Prosesi Jamasan Pusaka Rata dilaksanakan pada Selasa (17/08) atau 8 Sura 1955 tahun Jawa dan bertepatan dengan peringatan Hari Ulang Tahun ke-76 Kemerdekaan Republik Indonesia. Tepat pukul 13.30 WIB, Mas Riyo Rotodiwiryo memimpin jalannya prosesi Jamasan Pusaka Rata.

Terdapat dua kereta pusaka yang mengikuti proses Jamasan. Kereta utama yang selalu dijamas setiap tahun adalah Kanjeng Nyai Jimat. Kereta tertua ini pernah dipakai saat penobatan Sri Sultan Hamengku Buwono I hingga Sri Sultan Hamengku Buwono III. Kanjeng Nyai Jimat dijamas di halaman selatan Museum Kereta Keraton Yogyakarta. Kereta dibersihkan dengan cara diguyur air bunga dan irisan jeruk nipis, kemudian dikeringkan dengan potongan kain mori. Komponen yang terbuat dari kaca digosok dengan spiritus, sementara yang terbuat dari kulit diseka dengan minyak kelapa.

Selain kereta utama, terdapat satu kereta pendamping (kereta pendherek) yang turut dijamas di halaman depan museum. Kereta pendamping yang dicuci adalah Kanjeng Kiai Jaladara. Kereta ini pernah dikendarai oleh Sri Sultan Hamengku Buwono III saat melintasi bagian atas tembok benteng Baluwarti untuk melihat kehidupan masyarakat sekitar pada saat itu. Kanjeng Kiai Jaladara digunakan hingga era pemerintahan Sri Sultan Hamengku Buwono IV.

Jamasan 003

Penghageng KHP Wahana Sarta Kriya, KRT Kusumonegoro, mengungkapkan kereta pendamping yang dijamas bergantian setiap tahunnya. “Tidak ada spesifik khusus tentang pemilihan kereta pendherek, namun dipilih kereta yang memiliki kedudukan satu tingkat di bawah kereta utama. Setiap tahun kereta pendherek selalu digilir untuk menjadi pengiring Kanjeng Nyai Jimat,” urai Kanjeng Kusumo.

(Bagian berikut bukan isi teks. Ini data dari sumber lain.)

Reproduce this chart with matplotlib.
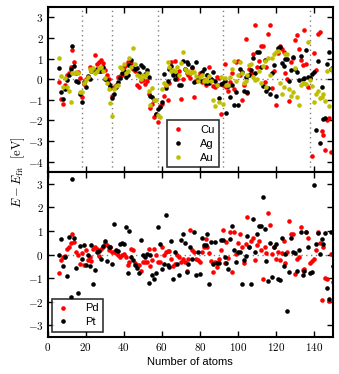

 Upacara Jamasan juga dilaksanakan pada pohon beringin di sekitar Alun-Alun Utara. Di awali dari beringin Kiai Wijayadaru (disebut juga Kiai Janadaru), kemudian Kiai Dewadaru. Pohon beringin tersebut dijamas dengan cara memangkas dahan-dahan sehingga rapi dan tajuknya tampak seperti payung. Setelah kedua pohon beringin selesai dipotong, jamasan dilanjutkan pada pohon beringin lain keesokan harinya. 

Jamasan Pusaka hingga saat ini terus dilestarikan dan dilaksanakan setiap tahun oleh Keraton Yogyakarta. Dengan dibersihkan secara teratur, apabila ditemukan tanda kerusakan dapat segera ditangani. Upacara Jamasan memiliki setidaknya dua aspek, teknis dan spiritual. Secara teknis bertujuan untuk merawat benda-benda warisan sejarah dan budaya, sementara secara spiritual merupakan sikap orang Jawa dalam menyambut datangnya tahun baru Jawa.